Written instruction -> Images embedded in the records are excluded; print everything else exactly as given.

# # # #

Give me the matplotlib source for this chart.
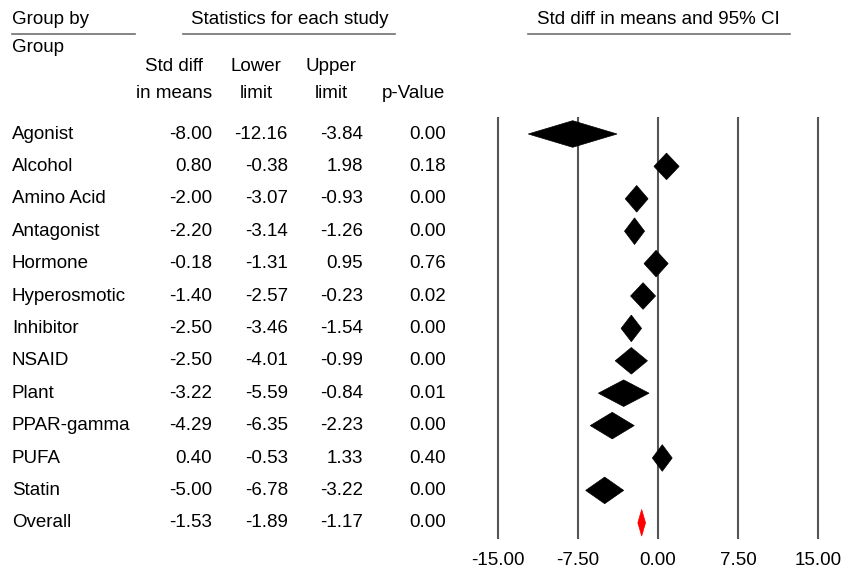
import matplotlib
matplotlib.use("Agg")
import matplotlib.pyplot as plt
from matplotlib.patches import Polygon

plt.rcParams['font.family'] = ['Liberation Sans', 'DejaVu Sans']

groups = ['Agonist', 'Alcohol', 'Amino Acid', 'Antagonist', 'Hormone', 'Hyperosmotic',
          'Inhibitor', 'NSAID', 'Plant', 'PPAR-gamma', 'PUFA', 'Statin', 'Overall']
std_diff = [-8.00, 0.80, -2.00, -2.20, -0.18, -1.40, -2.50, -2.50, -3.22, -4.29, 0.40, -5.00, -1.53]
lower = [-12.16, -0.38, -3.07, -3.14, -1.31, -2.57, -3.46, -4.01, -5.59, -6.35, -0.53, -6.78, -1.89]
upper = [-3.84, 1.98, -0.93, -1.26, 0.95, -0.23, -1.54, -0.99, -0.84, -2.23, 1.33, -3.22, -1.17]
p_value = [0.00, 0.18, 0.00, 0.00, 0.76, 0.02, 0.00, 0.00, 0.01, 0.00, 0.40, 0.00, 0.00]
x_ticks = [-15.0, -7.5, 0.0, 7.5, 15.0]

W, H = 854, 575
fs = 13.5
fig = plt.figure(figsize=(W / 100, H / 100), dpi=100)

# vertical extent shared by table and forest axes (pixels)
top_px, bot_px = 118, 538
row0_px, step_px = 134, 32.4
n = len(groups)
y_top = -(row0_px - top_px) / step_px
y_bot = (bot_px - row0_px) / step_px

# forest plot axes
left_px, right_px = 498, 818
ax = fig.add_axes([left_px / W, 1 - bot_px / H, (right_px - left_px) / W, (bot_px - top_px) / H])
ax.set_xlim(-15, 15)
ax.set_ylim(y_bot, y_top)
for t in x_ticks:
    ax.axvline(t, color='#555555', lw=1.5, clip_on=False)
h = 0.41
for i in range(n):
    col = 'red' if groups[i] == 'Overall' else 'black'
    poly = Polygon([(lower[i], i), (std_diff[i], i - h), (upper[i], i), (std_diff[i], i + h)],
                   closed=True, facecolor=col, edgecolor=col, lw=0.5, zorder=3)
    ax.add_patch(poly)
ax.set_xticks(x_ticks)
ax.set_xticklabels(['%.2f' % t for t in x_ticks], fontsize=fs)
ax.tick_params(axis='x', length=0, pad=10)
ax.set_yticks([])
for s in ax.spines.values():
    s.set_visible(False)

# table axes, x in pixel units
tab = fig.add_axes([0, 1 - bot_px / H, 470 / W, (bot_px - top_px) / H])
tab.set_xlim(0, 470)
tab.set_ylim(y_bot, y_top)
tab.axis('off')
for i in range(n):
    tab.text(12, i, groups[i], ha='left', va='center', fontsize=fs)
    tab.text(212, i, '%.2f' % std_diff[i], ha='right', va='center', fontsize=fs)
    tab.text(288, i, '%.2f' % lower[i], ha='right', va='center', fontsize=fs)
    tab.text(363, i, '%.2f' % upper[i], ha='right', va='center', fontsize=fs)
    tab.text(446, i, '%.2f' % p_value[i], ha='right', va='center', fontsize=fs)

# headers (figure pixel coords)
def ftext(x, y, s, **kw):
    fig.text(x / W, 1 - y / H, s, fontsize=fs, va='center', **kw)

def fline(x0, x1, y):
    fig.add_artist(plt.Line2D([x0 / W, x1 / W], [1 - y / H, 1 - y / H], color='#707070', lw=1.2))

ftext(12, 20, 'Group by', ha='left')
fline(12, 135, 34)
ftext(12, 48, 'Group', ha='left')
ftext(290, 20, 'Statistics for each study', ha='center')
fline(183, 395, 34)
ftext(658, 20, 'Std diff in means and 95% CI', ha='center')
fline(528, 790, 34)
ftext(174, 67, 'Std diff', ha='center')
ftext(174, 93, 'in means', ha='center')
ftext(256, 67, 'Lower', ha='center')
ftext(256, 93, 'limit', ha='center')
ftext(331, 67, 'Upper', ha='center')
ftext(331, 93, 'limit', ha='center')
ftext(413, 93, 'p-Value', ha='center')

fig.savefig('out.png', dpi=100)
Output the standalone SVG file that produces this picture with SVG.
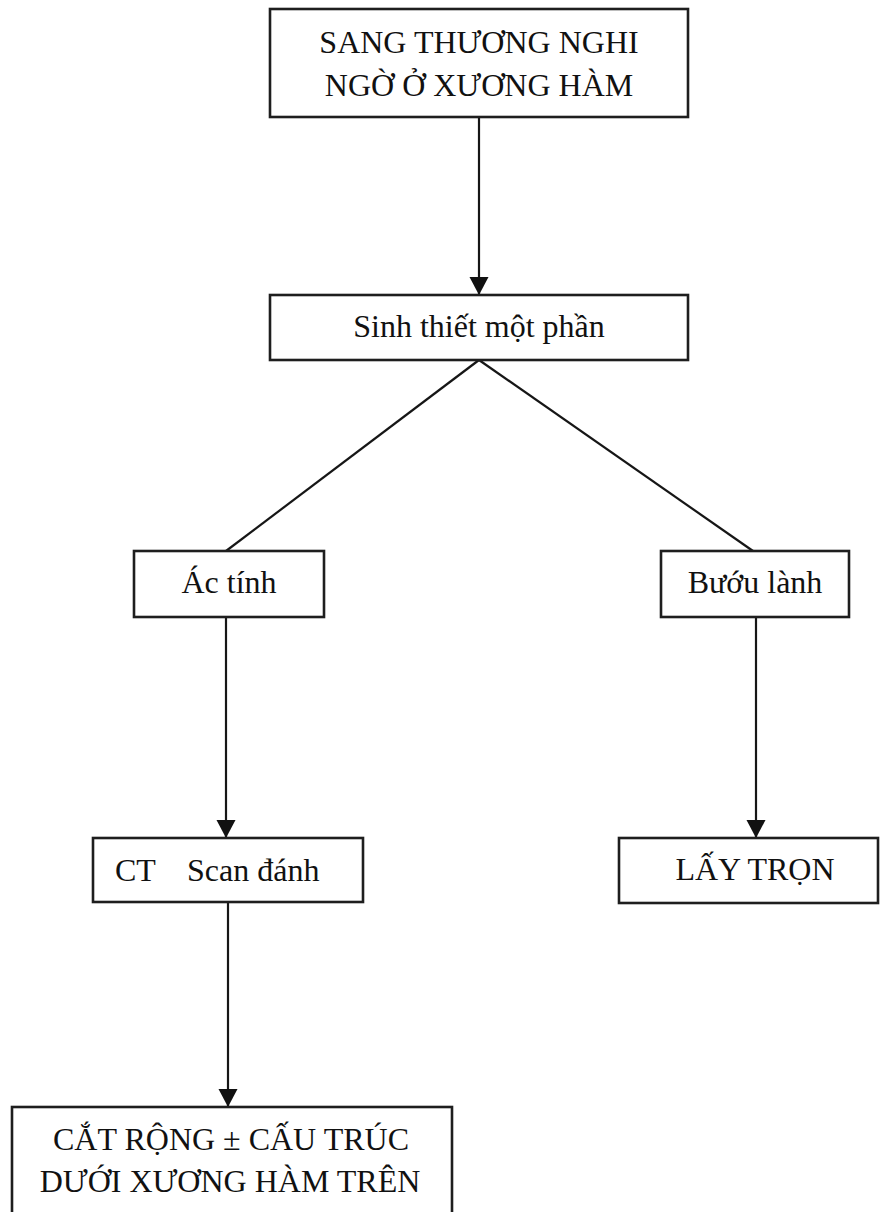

# # # #

Answer below ->
Give me the matplotlib source for this chart.
import matplotlib
matplotlib.use("Agg")
import matplotlib.pyplot as plt
from matplotlib.patches import Polygon

plt.rcParams['font.family'] = ['Liberation Sans', 'DejaVu Sans']

groups = ['Agonist', 'Alcohol', 'Amino Acid', 'Antagonist', 'Hormone', 'Hyperosmotic',
          'Inhibitor', 'NSAID', 'Plant', 'PPAR-gamma', 'PUFA', 'Statin', 'Overall']
std_diff = [-8.00, 0.80, -2.00, -2.20, -0.18, -1.40, -2.50, -2.50, -3.22, -4.29, 0.40, -5.00, -1.53]
lower = [-12.16, -0.38, -3.07, -3.14, -1.31, -2.57, -3.46, -4.01, -5.59, -6.35, -0.53, -6.78, -1.89]
upper = [-3.84, 1.98, -0.93, -1.26, 0.95, -0.23, -1.54, -0.99, -0.84, -2.23, 1.33, -3.22, -1.17]
p_value = [0.00, 0.18, 0.00, 0.00, 0.76, 0.02, 0.00, 0.00, 0.01, 0.00, 0.40, 0.00, 0.00]
x_ticks = [-15.0, -7.5, 0.0, 7.5, 15.0]

W, H = 854, 575
fs = 13.5
fig = plt.figure(figsize=(W / 100, H / 100), dpi=100)

# vertical extent shared by table and forest axes (pixels)
top_px, bot_px = 118, 538
row0_px, step_px = 134, 32.4
n = len(groups)
y_top = -(row0_px - top_px) / step_px
y_bot = (bot_px - row0_px) / step_px

# forest plot axes
left_px, right_px = 498, 818
ax = fig.add_axes([left_px / W, 1 - bot_px / H, (right_px - left_px) / W, (bot_px - top_px) / H])
ax.set_xlim(-15, 15)
ax.set_ylim(y_bot, y_top)
for t in x_ticks:
    ax.axvline(t, color='#555555', lw=1.5, clip_on=False)
h = 0.41
for i in range(n):
    col = 'red' if groups[i] == 'Overall' else 'black'
    poly = Polygon([(lower[i], i), (std_diff[i], i - h), (upper[i], i), (std_diff[i], i + h)],
                   closed=True, facecolor=col, edgecolor=col, lw=0.5, zorder=3)
    ax.add_patch(poly)
ax.set_xticks(x_ticks)
ax.set_xticklabels(['%.2f' % t for t in x_ticks], fontsize=fs)
ax.tick_params(axis='x', length=0, pad=10)
ax.set_yticks([])
for s in ax.spines.values():
    s.set_visible(False)

# table axes, x in pixel units
tab = fig.add_axes([0, 1 - bot_px / H, 470 / W, (bot_px - top_px) / H])
tab.set_xlim(0, 470)
tab.set_ylim(y_bot, y_top)
tab.axis('off')
for i in range(n):
    tab.text(12, i, groups[i], ha='left', va='center', fontsize=fs)
    tab.text(212, i, '%.2f' % std_diff[i], ha='right', va='center', fontsize=fs)
    tab.text(288, i, '%.2f' % lower[i], ha='right', va='center', fontsize=fs)
    tab.text(363, i, '%.2f' % upper[i], ha='right', va='center', fontsize=fs)
    tab.text(446, i, '%.2f' % p_value[i], ha='right', va='center', fontsize=fs)

# headers (figure pixel coords)
def ftext(x, y, s, **kw):
    fig.text(x / W, 1 - y / H, s, fontsize=fs, va='center', **kw)

def fline(x0, x1, y):
    fig.add_artist(plt.Line2D([x0 / W, x1 / W], [1 - y / H, 1 - y / H], color='#707070', lw=1.2))

ftext(12, 20, 'Group by', ha='left')
fline(12, 135, 34)
ftext(12, 48, 'Group', ha='left')
ftext(290, 20, 'Statistics for each study', ha='center')
fline(183, 395, 34)
ftext(658, 20, 'Std diff in means and 95% CI', ha='center')
fline(528, 790, 34)
ftext(174, 67, 'Std diff', ha='center')
ftext(174, 93, 'in means', ha='center')
ftext(256, 67, 'Lower', ha='center')
ftext(256, 93, 'limit', ha='center')
ftext(331, 67, 'Upper', ha='center')
ftext(331, 93, 'limit', ha='center')
ftext(413, 93, 'p-Value', ha='center')

fig.savefig('out.png', dpi=100)
Output the standalone SVG file that produces this picture with SVG.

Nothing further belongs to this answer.